Korrigiertes Gottverständnis

Um über Gott reden zu können, genügt es nicht, sich der Wissenschaft zu bedienen; wie früher muss man auch heute zur bildhaften Sprache greifen. Dann hört sich das Schöpfungsszenario so an: Weil das negative Extrem des Seins – das „Nichts“ – niemals absolut sein kann, will es wenigstens Absolutheit vortäuschen, indem es an seiner Urpassivität festhalten will.

Um es aus diesem Zustand herauszubringen, muss es vom lebendigen Sein (von Gott) provoziert werden. Wenn das gelingt, muss der Provokateur (Gott) quasi in Judotechnik die provozierte Kraft des Gegners auffangen und zum eigenen Vorteil, nämliche der Aufwertung des Seins, umlenken.

Da es um Elementares geht, ist das ein nie endendes Ringen der Extreme: Die Urpassivität verkörpert im Teufel fiktiv den ewigen Tod, die Uraktivität hingegen in Gott real das ewige Leben. Weil ewiges Nichtsein, was ja ewiger Tod wäre, nicht realisiert werden kann, ist die Urpassivität (der Teufel) als Widersacher Gottes in negativer Weise lebendig. Das heißt, er verteidigt permanent seinen Existenzstatus am untersten Level des Seins (so wie es die Kriminalität auch tut). Insofern finden in der Schöpfung auf allen Ebenen ständig Kämpfe zwischen dem Sein und dem Nichtsein statt. Die Menschheit hat hierbei das schwere Amt, dem Sein als Elitetruppe zu dienen.

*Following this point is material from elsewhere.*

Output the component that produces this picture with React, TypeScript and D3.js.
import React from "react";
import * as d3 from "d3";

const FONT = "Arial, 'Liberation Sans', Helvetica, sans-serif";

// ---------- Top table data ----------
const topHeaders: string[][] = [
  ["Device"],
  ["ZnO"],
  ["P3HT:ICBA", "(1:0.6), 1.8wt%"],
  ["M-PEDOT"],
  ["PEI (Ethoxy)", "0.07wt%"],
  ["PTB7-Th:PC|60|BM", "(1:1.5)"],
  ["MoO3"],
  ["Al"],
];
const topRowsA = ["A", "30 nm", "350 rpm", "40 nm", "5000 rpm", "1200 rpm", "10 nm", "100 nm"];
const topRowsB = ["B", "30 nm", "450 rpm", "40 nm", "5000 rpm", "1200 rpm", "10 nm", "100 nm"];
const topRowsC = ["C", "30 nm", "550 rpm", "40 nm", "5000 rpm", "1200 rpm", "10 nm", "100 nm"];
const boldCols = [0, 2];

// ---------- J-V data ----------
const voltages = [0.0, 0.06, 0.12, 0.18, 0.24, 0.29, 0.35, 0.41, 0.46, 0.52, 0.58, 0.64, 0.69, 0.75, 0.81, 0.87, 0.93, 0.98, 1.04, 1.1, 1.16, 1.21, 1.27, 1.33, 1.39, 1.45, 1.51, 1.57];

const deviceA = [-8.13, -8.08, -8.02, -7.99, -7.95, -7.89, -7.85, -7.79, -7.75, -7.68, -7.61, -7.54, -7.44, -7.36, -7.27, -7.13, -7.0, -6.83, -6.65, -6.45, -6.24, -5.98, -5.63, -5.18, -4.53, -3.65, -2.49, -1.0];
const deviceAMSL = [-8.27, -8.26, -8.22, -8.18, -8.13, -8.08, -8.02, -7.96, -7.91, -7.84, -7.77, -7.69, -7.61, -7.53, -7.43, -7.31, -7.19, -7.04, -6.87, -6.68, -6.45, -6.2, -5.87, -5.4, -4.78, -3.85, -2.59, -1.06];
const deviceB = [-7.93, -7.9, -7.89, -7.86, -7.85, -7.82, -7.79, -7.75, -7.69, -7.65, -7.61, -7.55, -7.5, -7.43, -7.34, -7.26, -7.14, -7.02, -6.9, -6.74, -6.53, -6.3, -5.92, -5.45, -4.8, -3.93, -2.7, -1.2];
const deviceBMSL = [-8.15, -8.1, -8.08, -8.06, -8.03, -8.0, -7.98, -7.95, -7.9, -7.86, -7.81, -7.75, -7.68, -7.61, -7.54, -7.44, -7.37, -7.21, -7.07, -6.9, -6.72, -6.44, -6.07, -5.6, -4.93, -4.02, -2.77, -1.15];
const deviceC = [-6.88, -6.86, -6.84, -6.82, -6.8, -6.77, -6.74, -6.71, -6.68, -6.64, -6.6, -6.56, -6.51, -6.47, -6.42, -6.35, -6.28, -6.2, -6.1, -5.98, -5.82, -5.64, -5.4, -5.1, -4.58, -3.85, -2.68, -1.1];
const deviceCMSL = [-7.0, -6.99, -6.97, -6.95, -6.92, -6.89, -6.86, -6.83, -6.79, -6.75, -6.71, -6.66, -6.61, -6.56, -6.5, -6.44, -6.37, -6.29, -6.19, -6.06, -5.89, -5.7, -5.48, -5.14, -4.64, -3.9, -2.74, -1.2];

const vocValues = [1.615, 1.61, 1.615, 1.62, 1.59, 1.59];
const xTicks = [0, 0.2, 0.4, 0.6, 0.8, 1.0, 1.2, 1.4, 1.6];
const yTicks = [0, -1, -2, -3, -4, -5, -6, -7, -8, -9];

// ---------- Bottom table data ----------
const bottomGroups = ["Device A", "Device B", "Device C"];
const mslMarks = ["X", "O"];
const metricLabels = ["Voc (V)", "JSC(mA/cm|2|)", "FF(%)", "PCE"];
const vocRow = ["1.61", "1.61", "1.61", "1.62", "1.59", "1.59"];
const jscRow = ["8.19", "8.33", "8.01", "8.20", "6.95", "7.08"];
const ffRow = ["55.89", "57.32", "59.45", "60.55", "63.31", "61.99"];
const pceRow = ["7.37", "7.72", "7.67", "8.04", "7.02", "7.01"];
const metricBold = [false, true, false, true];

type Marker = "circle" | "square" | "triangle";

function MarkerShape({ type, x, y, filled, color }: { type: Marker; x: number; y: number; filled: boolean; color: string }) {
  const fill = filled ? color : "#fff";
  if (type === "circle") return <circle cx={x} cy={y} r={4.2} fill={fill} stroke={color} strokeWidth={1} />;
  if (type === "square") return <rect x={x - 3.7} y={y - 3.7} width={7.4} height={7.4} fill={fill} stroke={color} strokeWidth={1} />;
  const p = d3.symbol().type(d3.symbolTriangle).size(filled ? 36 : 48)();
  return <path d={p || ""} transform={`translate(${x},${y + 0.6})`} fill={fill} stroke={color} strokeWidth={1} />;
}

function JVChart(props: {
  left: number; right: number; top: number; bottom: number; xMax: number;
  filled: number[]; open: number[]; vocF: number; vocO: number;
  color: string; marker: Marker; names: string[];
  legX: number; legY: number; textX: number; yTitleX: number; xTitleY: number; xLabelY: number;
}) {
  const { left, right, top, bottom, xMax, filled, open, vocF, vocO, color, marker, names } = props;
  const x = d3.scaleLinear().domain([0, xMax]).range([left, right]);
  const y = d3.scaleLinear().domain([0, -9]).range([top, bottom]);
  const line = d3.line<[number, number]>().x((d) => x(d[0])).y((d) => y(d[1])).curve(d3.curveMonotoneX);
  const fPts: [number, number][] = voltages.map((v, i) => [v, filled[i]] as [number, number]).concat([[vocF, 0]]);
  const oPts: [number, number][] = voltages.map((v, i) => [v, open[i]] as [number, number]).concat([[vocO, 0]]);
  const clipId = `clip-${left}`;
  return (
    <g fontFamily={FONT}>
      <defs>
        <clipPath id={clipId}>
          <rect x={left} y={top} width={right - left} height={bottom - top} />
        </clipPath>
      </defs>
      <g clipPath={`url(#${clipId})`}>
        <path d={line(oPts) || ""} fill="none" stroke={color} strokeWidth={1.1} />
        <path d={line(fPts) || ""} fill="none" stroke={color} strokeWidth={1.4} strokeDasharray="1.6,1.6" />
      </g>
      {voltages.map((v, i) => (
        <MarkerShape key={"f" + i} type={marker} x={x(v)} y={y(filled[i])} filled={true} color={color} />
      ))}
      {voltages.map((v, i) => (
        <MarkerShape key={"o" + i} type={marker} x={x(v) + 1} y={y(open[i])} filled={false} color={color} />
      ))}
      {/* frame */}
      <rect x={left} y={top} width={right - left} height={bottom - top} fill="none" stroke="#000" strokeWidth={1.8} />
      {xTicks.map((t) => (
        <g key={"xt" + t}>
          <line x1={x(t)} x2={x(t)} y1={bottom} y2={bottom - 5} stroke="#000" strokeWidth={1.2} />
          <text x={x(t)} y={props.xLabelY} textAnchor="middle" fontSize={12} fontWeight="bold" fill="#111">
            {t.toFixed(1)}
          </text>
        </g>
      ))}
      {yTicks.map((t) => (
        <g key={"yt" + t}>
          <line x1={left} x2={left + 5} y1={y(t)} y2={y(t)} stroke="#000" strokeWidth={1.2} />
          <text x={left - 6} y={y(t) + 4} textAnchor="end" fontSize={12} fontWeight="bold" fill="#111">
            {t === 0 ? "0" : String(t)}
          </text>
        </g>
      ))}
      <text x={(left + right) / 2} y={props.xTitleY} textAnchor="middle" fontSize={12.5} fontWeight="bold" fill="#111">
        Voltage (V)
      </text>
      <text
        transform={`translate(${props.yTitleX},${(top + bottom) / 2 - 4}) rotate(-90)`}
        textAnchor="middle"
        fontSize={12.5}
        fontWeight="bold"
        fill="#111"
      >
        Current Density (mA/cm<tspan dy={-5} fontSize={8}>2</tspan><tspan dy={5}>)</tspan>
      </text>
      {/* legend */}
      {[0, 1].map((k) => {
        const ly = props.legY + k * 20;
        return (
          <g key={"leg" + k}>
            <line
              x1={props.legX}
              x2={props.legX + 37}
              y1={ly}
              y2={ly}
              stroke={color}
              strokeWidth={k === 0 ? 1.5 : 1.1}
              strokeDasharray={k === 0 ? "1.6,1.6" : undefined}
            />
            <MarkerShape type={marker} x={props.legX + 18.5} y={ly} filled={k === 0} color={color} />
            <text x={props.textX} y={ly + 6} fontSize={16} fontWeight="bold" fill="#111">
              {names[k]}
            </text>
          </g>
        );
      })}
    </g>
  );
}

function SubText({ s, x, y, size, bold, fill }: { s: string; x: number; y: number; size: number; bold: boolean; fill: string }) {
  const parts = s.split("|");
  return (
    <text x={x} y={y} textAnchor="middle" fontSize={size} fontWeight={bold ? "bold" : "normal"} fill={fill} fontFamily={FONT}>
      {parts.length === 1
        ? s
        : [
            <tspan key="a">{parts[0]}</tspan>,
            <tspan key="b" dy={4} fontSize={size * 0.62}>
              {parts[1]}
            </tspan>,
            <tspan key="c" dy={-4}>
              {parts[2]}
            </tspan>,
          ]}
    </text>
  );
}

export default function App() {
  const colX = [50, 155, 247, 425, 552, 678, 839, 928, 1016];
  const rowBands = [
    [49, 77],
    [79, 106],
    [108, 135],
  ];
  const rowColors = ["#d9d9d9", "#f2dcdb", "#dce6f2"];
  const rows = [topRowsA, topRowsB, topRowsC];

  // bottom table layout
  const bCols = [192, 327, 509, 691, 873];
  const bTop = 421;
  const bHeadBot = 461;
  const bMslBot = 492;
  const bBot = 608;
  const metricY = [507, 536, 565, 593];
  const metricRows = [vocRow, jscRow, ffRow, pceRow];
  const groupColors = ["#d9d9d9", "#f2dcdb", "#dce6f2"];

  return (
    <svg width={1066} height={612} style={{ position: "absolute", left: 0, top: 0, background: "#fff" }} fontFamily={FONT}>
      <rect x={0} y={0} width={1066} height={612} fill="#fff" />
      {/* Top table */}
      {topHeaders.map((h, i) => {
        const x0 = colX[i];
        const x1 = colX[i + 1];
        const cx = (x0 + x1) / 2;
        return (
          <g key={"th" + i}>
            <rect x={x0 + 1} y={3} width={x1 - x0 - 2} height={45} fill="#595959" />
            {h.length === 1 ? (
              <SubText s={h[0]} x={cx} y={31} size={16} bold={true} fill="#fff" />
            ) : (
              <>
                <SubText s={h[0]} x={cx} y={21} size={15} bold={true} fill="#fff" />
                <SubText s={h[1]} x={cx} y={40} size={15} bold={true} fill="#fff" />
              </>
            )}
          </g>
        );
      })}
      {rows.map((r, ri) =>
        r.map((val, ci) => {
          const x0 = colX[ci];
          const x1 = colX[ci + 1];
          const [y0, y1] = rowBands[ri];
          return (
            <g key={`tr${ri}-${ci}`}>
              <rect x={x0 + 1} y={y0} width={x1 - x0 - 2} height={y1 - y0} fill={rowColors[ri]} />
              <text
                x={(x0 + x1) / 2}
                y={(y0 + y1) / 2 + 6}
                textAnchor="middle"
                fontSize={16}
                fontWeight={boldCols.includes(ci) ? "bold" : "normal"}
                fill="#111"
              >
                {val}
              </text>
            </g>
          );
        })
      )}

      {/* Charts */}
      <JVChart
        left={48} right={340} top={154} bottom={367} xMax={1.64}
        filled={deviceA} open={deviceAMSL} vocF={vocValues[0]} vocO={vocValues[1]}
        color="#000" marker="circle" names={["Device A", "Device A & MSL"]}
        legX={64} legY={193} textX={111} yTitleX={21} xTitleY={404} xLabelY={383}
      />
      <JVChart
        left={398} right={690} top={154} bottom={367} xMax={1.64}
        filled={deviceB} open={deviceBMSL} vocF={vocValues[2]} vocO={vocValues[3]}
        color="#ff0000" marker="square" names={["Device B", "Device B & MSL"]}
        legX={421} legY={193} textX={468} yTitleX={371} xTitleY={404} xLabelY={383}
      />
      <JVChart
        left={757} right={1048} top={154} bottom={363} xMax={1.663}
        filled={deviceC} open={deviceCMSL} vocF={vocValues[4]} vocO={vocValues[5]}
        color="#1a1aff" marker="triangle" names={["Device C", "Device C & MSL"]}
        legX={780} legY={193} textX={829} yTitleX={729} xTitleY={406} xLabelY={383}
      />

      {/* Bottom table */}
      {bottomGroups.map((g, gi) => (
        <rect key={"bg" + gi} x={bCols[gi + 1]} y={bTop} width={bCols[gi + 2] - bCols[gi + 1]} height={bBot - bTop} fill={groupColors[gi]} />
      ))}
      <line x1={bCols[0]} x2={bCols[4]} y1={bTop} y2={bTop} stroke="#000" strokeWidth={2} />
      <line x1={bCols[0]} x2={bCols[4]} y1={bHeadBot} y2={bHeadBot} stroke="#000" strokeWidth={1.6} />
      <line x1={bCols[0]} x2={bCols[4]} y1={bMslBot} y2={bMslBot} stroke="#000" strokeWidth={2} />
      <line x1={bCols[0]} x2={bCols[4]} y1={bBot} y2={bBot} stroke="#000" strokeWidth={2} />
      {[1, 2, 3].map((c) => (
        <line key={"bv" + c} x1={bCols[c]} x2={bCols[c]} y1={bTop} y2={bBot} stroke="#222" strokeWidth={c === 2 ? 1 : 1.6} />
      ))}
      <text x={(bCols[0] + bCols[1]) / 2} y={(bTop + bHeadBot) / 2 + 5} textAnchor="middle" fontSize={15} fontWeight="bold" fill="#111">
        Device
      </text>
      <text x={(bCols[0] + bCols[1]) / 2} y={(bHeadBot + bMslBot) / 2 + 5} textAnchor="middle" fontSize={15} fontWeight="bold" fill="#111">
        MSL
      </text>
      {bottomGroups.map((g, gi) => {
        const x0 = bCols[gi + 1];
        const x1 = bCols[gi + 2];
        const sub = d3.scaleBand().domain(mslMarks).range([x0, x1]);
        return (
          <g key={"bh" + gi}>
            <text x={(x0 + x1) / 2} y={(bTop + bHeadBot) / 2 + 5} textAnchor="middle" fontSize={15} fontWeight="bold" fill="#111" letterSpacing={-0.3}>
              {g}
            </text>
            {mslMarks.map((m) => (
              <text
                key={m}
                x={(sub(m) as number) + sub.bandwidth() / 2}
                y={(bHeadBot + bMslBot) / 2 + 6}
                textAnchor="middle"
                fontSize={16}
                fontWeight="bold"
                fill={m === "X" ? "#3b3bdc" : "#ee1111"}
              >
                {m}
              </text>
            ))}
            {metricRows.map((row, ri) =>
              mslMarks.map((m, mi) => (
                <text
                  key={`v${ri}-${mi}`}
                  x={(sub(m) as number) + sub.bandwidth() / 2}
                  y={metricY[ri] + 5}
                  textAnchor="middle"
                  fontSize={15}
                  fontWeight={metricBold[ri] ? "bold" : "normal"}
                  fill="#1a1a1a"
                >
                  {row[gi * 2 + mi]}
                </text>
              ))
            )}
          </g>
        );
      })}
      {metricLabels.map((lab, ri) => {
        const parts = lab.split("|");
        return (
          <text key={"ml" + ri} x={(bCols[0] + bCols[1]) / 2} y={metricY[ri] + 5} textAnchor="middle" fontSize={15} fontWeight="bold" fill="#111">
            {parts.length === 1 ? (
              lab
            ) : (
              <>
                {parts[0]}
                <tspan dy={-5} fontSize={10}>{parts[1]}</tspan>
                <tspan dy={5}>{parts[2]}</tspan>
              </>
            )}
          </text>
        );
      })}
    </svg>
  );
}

Das Szenario zeigt, dass die Welt, die zwischen Sein und Nichtsein besteht, etwas Unfertiges ist, und wir in dieser Welt nur Erfüllung finden, wenn wir unsere Pflicht tun. Das lässt mit einiger Berechtigung vermuten und hoffen (vielleicht auch, wenn wir meinen unsere Pflicht nicht erfüllt zu haben, befürchten), dass unser Leben in einer anderen Dimension weitergeht.

Sinn der Schöpfung

Das in der Schöpfung eindeutig feststellbare Streben nach Komplexitätssteigerung kann nur als Streben nach einer Wiederherstellung der verlorenen Ganzheit auf einer anderen Seinsebene verstanden werden. Denkbar wäre da ein Duplikat des universalen Seins. In uns Menschen ist ein deutlicher Ansatz dazu zu finden. Wir verkörpern die Naturgesetze, somit sind wir mit dem physikalischen Ordnungssystem des Universums eng verbunden, und wir können das Nichts und das Alles denken, was uns mit dem Multiversum verbindet.

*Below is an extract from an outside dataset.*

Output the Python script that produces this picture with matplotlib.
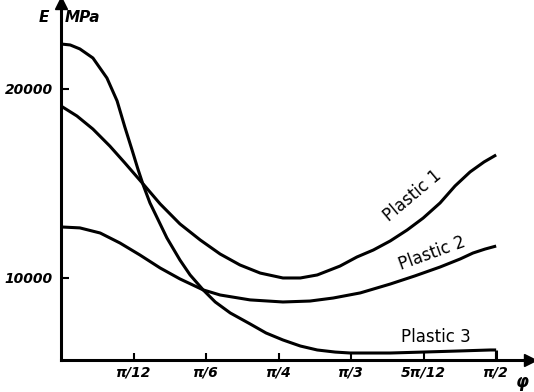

Aus dieser Sicht könnte das Schweigen Gottes gedeutet werden. Wie ein guter Erzieher lässt er uns unsere Erfahrungen selber machen. Das heißt aber nicht, dass er uns nicht warnt. Wenn wir die im Kontext des natürlichen Selbst und des allgemeinen Seins stehende Realität missachten, haut er uns auf die Finger, entweder sofort oder später. Dem können wir vorbeugen, indem wir nicht nur auf den eigensinnigen Kopf hören, sondern auch auf die leise Stimme aus unserem tiefsten Inneren. Wie jeder gute Erzieher kann Gott auch verzeihen, vorausgesetzt wir sind lernwillig.

Er will, dass wir als autonome Wesen am Leid, dem wir in dieser Welt nicht ganz entgehen können, wachsen. Wachsen in diesem Sinn heißt, sich bedingungslos der Realität stellen und nicht in Scheinwelten flüchten, sondern sich bemühen Negatives als Teil der universalen Realität erkennen zu wollen und es dann – wie Gott – konstruktiv zu nutzen.

Mythen

Zum Schluss ein Lob an alte Mythen. Sie kommen aus tiefster Seele, sind für viele Auslegungen offen. Jedes Zeitalter, jeder Mensch kann für sich etwas darin finden. Wirklich zu ergründen sind sie nie.